(Records with drawing code)
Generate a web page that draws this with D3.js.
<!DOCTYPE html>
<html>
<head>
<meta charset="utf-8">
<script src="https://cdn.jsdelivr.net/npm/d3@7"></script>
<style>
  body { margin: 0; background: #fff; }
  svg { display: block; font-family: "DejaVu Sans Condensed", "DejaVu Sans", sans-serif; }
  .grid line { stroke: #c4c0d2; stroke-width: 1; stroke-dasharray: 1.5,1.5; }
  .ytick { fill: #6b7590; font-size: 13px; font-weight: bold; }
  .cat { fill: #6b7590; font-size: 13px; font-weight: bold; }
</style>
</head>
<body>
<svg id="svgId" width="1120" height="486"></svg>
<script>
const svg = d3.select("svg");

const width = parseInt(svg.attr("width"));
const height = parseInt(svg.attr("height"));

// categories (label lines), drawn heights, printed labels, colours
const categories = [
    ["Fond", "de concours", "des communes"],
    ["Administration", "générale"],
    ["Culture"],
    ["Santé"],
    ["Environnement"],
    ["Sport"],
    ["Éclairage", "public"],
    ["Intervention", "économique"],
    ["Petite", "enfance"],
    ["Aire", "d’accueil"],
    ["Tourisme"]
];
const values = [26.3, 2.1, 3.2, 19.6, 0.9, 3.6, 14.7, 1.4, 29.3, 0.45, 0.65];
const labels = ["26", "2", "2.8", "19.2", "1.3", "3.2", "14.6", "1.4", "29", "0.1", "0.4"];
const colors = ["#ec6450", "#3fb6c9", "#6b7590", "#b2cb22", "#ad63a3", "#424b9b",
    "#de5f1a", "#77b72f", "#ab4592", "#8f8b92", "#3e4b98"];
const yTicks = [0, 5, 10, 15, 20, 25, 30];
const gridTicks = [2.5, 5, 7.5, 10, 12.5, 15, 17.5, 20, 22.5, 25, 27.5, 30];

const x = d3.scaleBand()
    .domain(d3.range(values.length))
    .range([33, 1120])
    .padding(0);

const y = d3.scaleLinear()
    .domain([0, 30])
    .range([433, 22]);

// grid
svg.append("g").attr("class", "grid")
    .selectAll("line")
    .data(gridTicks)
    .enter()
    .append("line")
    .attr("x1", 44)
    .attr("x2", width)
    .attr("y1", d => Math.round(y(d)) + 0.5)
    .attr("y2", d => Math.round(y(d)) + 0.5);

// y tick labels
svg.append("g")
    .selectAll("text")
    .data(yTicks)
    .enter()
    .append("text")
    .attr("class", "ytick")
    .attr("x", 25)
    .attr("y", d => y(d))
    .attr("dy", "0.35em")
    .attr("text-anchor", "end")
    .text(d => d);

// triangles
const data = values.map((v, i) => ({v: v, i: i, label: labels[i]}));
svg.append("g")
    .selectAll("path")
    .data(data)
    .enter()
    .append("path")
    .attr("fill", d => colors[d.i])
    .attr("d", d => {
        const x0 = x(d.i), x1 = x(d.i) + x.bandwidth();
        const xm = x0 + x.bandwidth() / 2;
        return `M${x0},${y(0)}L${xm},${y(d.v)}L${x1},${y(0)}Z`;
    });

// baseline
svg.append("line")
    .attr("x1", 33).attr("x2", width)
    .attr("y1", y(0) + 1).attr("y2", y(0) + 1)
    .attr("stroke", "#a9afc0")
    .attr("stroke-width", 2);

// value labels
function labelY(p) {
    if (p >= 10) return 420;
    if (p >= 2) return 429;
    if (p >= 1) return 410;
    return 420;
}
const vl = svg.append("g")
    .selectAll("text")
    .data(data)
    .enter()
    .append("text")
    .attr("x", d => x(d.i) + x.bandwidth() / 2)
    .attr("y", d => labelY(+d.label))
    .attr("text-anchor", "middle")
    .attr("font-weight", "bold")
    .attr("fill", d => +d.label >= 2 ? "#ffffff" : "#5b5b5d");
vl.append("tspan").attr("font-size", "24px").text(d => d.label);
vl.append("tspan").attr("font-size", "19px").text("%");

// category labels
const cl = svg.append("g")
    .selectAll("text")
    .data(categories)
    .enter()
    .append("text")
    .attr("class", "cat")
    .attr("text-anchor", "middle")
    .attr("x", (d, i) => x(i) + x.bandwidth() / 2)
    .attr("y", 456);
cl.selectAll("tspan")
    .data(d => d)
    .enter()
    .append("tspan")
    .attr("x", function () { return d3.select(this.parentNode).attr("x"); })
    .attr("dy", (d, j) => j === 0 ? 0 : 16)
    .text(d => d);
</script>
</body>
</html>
--
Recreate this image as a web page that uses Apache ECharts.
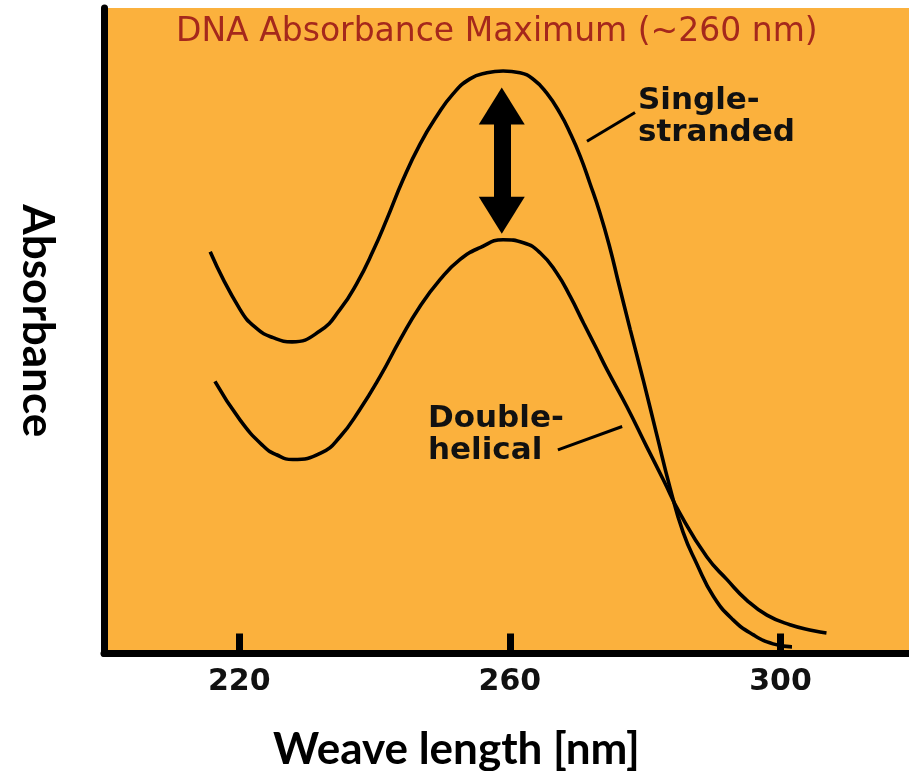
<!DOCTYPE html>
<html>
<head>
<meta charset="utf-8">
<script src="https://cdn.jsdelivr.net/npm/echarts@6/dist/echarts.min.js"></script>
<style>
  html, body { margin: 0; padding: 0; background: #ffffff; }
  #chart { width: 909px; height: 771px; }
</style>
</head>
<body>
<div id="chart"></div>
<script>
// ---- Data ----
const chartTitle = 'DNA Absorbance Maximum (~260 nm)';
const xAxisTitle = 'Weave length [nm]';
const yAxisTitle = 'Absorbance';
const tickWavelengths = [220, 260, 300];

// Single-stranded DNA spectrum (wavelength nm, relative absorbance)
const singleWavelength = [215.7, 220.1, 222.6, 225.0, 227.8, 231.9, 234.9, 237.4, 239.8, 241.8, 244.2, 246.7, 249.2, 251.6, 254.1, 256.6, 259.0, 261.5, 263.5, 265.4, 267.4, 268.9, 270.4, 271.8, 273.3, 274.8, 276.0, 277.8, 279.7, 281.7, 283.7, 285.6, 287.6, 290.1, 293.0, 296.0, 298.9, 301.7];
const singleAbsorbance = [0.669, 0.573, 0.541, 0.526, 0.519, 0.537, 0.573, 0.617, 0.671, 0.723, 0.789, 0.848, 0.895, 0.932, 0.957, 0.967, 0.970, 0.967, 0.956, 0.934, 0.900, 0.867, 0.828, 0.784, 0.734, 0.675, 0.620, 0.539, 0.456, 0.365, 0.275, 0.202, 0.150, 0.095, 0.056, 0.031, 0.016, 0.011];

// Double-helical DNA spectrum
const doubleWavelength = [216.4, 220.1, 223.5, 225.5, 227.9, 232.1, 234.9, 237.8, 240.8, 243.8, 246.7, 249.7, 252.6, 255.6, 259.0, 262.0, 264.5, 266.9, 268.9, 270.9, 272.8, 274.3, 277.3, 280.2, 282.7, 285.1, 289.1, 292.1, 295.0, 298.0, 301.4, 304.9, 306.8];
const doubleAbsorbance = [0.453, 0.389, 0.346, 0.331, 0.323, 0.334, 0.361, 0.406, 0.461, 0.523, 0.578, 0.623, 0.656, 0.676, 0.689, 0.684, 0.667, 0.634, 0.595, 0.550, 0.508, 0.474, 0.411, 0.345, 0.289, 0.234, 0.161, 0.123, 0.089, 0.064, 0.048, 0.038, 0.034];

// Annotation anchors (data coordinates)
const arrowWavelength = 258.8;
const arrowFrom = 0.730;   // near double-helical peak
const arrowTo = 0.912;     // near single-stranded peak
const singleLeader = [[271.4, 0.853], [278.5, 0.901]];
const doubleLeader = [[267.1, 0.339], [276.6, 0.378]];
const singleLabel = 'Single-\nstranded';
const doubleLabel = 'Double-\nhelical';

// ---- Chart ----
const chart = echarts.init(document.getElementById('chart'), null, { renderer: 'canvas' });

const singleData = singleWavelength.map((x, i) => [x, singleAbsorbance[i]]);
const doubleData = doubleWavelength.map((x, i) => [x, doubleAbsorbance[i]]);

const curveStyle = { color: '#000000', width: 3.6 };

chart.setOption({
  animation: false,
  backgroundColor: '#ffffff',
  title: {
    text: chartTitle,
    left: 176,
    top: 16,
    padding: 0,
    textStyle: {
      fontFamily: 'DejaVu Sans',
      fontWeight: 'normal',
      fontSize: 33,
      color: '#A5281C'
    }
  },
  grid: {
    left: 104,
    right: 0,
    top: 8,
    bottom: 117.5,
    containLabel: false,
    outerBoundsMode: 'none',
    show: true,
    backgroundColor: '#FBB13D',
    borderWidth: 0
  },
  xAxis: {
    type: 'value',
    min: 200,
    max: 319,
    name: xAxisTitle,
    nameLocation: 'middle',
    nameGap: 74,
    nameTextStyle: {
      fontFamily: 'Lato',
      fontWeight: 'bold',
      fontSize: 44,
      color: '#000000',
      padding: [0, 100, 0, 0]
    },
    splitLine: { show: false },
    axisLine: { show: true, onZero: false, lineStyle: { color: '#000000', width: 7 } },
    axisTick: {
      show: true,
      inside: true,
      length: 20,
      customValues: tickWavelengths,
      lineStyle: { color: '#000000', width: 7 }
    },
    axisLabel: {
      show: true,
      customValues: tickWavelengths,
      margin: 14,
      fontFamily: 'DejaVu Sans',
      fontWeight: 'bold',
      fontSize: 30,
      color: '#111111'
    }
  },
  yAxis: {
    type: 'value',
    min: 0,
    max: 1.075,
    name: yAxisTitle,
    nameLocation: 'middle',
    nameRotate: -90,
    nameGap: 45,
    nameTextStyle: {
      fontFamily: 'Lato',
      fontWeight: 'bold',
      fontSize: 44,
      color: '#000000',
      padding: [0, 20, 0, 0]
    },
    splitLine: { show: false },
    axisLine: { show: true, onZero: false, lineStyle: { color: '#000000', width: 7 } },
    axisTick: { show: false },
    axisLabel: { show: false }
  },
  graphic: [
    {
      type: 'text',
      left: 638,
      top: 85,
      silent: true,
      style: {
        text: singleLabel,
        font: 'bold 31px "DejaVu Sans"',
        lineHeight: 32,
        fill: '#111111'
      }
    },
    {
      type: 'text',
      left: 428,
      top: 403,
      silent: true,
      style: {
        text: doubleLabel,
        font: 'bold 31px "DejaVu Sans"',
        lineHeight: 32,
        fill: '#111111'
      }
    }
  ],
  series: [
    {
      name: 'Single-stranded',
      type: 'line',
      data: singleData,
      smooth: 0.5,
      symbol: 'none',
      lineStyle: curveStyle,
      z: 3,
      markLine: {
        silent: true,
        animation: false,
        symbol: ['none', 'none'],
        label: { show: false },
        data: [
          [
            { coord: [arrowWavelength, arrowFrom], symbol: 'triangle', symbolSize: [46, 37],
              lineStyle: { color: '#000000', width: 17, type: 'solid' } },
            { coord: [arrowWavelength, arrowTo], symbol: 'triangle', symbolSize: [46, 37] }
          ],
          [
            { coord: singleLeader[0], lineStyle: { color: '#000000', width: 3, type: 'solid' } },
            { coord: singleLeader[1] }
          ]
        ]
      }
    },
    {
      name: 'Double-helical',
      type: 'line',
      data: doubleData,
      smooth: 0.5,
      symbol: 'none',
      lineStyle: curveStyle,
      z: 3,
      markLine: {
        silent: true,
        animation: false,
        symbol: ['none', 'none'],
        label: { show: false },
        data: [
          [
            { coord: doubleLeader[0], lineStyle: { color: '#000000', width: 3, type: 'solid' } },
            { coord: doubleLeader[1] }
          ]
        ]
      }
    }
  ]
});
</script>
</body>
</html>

■ **Problem to work on**: Say, as a number only, how many lines of the data contain "that".

■ **Written reply**: 2